穏やかな気候が育んだシカ・イノシシを良質なジビエに仕上げる
東京湾に面する千葉県木更津市は、一年を通して気候が穏やかな街です。温暖な自然環境はシカやイノシシなどの動物を育むゆりかごであり、クルックフィールズでは市内で捕獲されたシカやイノシシを食肉やシャルキュトリーに加工しています。そのおいしいシカ肉とイノシシ肉をつくっているのがジビエ処理施設『オーガニックブリッジ』です。
岡田修さんはジビエ部門を統括する“ジビエのエキスパート”。『オーガニックブリッジ』では、岡田さん自らシカやイノシシを解体します。「木更津はどんぐり、栗、さつまいもなどの食物が豊富にあり、シカやイノシシの肉質に好影響です。その恵まれた素材を損なわないよう、私たちは捕獲後30分以内に搬入して解体処理していきます」
“ジビエファースト”で設計された解体室と熟成庫
良質なジビエづくりを支えているのが、低温度帯にキープされた解体室です。「捕獲してからシカ・イノシシの体温をいち早く下げないと肉にくさみが出てしまいます。10°C設定の解体室では、肉質を保持できる温度帯までスピーディーに冷やすことができます」と岡田さんは話します。ジビエファーストで設計された室内に搬入されたら、あとは解体師の出番。岡田さんと施設スタッフの華麗な包丁さばきにより、シカとイノシシは色鮮やかな枝肉へと姿を変えます。
「ジビエの品質を決定づける工程が『熟成』です」と力を込める岡田さん。熟成庫にも良質なジビエに仕上げるためのこだわりが詰まっています。熟成庫は広々とした空間で、20体近い枝肉を余裕をもって吊るすことができます。“ゆとりある設計”が理想の熟成につながると岡田修さんは言います。「枝肉同士の間隔があいた状態だと、枝肉全体からまんべんなく水分を抜くことができます。数日間にわたり、枝肉ごとの大きさや肉付きをふまえて熟成していけば、旨味をしっかりたくわえたジビエの完成です」
ジビエ初心者を魅了するこだわりのシャルキュトリー
『オーガニックブリッジ』で処理加工されたシカ肉・イノシシ肉は、県内外の飲食店に納品されるほか、クルックフィールズではシャルキュトリーの原料に使用しています。元フレンチシェフ・岡田さんの技術とセンスが光るシャルキュトリーは、そのおいしさが評判を呼び、いまではクルックフィールズの名物になっています。

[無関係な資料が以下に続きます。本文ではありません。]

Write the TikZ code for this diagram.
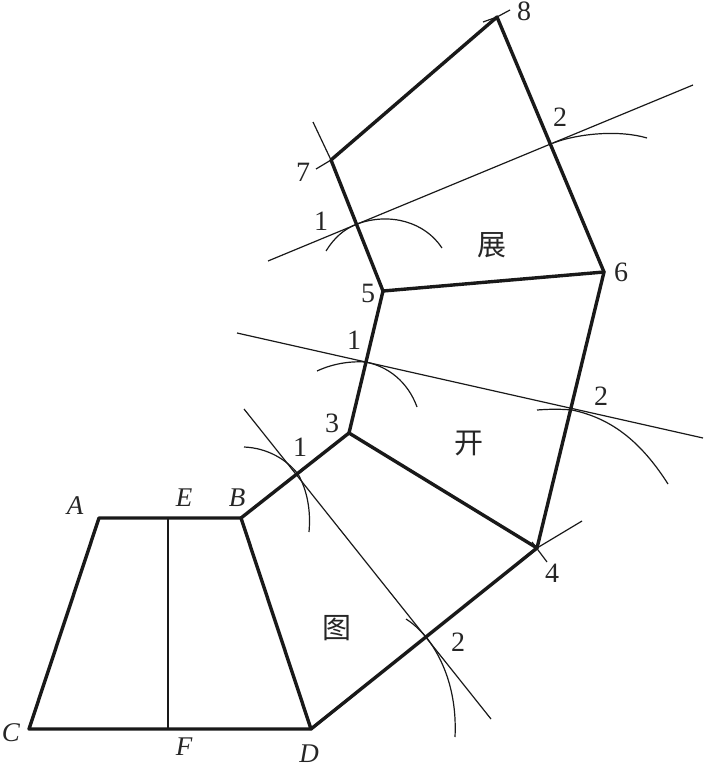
\documentclass[tikz,border=0pt]{standalone}
\usepackage{fontspec}
\setmainfont{Liberation Serif}
\newfontfamily\cjk{Noto Sans CJK SC}[Scale=1]
\tikzset{
  thickedge/.style={line width=3.4pt,line cap=round,line join=round,black!90},
  thinline/.style={line width=1.2pt,black!90},
  arcline/.style={line width=1.2pt,black!90},
  lab/.style={inner sep=0pt,font=\fontsize{28}{28}\selectfont,black!85},
  ilab/.style={inner sep=0pt,font=\fontsize{27}{27}\selectfont\itshape,black!85},
  cjklab/.style={inner sep=0pt,font=\cjk\fontsize{29}{29}\selectfont,black!85}
}
\begin{document}
\begin{tikzpicture}[x=1pt,y=-1pt]
\useasboundingbox (0,0) rectangle (704,765);
% vertices
\coordinate (A) at (99,518);
\coordinate (B) at (241,518);
\coordinate (C) at (29,729);
\coordinate (D) at (311,729);
\coordinate (E) at (168,518);
\coordinate (F) at (168,729);
\coordinate (v3) at (349,433);
\coordinate (v4) at (537,548);
\coordinate (v5) at (383,291);
\coordinate (v6) at (604,272);
\coordinate (v7) at (331,160);
\coordinate (v8) at (497,17);
% free ends of construction lines
\coordinate (p1) at (244,409);
\coordinate (p2) at (491,719);
\coordinate (q1) at (237,333);
\coordinate (q2) at (703,438);
\coordinate (r1) at (268,261);
\coordinate (r2) at (693,85);
\coordinate (t7a) at (313,122);
\coordinate (t7b) at (316,169);
\coordinate (t8a) at (483,22);
\coordinate (t8b) at (510,10);
\coordinate (t4a) at (532,542);
\coordinate (t4b) at (547,562);
\coordinate (t4c) at (582,521);
% thin lines
\draw[thinline] (E) -- (F);
\draw[thinline] (p1) -- (p2);
\draw[thinline] (q1) -- (q2);
\draw[thinline] (r1) -- (r2);
\draw[thinline] (t7a) -- (v7);
\draw[thinline] (t7b) -- (v7);
\draw[thinline] (t8a) -- (v8) -- (t8b);
\draw[thinline] (t4a) -- (t4b);
\draw[thinline] (v4) -- (t4c);
% arcs
\draw[arcline] (244,447) .. controls (268,448) and (287,460) .. (298,474) .. controls (307,490) and (311,510) .. (309,532);
\draw[arcline] (406,619) .. controls (414,624) and (421,631) .. (427,638) .. controls (445,662) and (457,695) .. (455,737);
\draw[arcline] (317,371) .. controls (332,364) and (349,361) .. (365,362) .. controls (388,366) and (408,382) .. (417,407);
\draw[arcline] (537,410) .. controls (550,409) and (561,409) .. (572,410) .. controls (610,418) and (640,440) .. (668,484);
\draw[arcline] (326,251) .. controls (334,238) and (344,229) .. (357,224) .. controls (390,212) and (425,222) .. (442,248);
\draw[arcline] (553,143) .. controls (580,133) and (620,130) .. (647,138);
% thick outline
\draw[thickedge] (A) -- (B) -- (D) -- (C) -- cycle;
\draw[thickedge] (B) -- (v3) -- (v4) -- (D);
\draw[thickedge] (v3) -- (v5) -- (v6) -- (v4);
\draw[thickedge] (v5) -- (v7) -- (v8) -- (v6);
% labels
\node[ilab] (lA) at (75,506) {A};
\node[ilab] (lE) at (184,498) {E};
\node[ilab] (lB) at (237,498) {B};
\node[ilab] (lC) at (11,733) {C};
\node[ilab] (lF) at (184,747) {F};
\node[ilab] (lD) at (309,754) {D};
\node[lab] (n1a) at (300,447) {1};
\node[lab] (n3) at (332,423) {3};
\node[lab] (n1b) at (354,340) {1};
\node[lab] (n5) at (368,293) {5};
\node[lab] (n1c) at (321,221) {1};
\node[lab] (n7) at (303,172) {7};
\node[lab] (n8) at (524,11) {8};
\node[lab] (n2c) at (560,117) {2};
\node[lab] (n6) at (621,272) {6};
\node[lab] (n2b) at (601,396) {2};
\node[lab] (n4) at (552,573) {4};
\node[lab] (n2a) at (458,642) {2};
\node[cjklab] (zhan) at (492,245) {展};
\node[cjklab] (kai) at (469,443) {开};
\node[cjklab] (tu) at (337,628) {图};
\end{tikzpicture}
\end{document}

期間限定商品を含めた30種類近いシャルキュトリーが並ぶ店内では、ソムリエ資格をもつ岡田さんの奥様・綾乃さんが各商品の特長を紹介します。開業して5年、ジビエに馴染みがなかった来場客をひきつけたのは岡田さんのアイデアでした。「はじめはオーソドックスなソーセージやハムを中心に提供して、お客様のジビエに対するハードルを下げることから始めました。うちのジビエは適切に解体・熟成しているので、解凍しても旨味が逃げずクセもありません。こだわりのジビエを使ったシャルキュトリーのおかげで、ジビエのおいしさに気づくお客様はどんどん増えています」
フレンチシェフとシャルキュティエの経験をもとに、飲食店のジビエ導入を応援したい
シャルキュトリーのおいしさで来場客の心をつかんでいる岡田さんは、ウリ坊のベーコンなどの新商品づくりに励む一方で、この経験をジビエ料理に挑戦する飲食店に伝えています。「お客様を育てながら、お店やメニューを育てていくことが大事」という考えをもつ岡田さん。その理由とは。「ジビエに親しみのないお客様に本格的なジビエ料理をおすすめしても受け入れてもらえません。『これなら食べられるかも……』から『ジビエってこんなにおいしいんだ!』とステップアップができれば、ジビエ料理の幅を広げてもお客様はついてきてくれるはずです。季節の野菜や果物との組み合わせなど、ジビエには料理人の皆さんの好奇心をかき立てる無限の世界が広がっています」
おすすめのジビエ調理法について岡田さんは、「ローストやハンバーグなどポピュラーな料理はお客様が興味をもちやすいです。ただ、『シカのロースなら○○』と断言はしたくないです。大事なのは『こんな料理を作ってみたい』という調理意欲だと思います。相談いただければおすすめの部位やおいしく調理するポイントを紹介しますので、ぜひ気軽に連絡してください」と笑顔で話してくれました。クルックフィールズは、シカ肉やイノシシ肉の食肉納品だけでなく、ソーセージやテリーヌなどのシャルキュトリーを飲食店向けに提供しています。ジビエ商材のバリエーションの多さと、料理人の経験から的確なアドバイスを送る岡田さんの存在は、ジビエ導入の一歩を踏み出す飲食店を大きく後押しすることでしょう。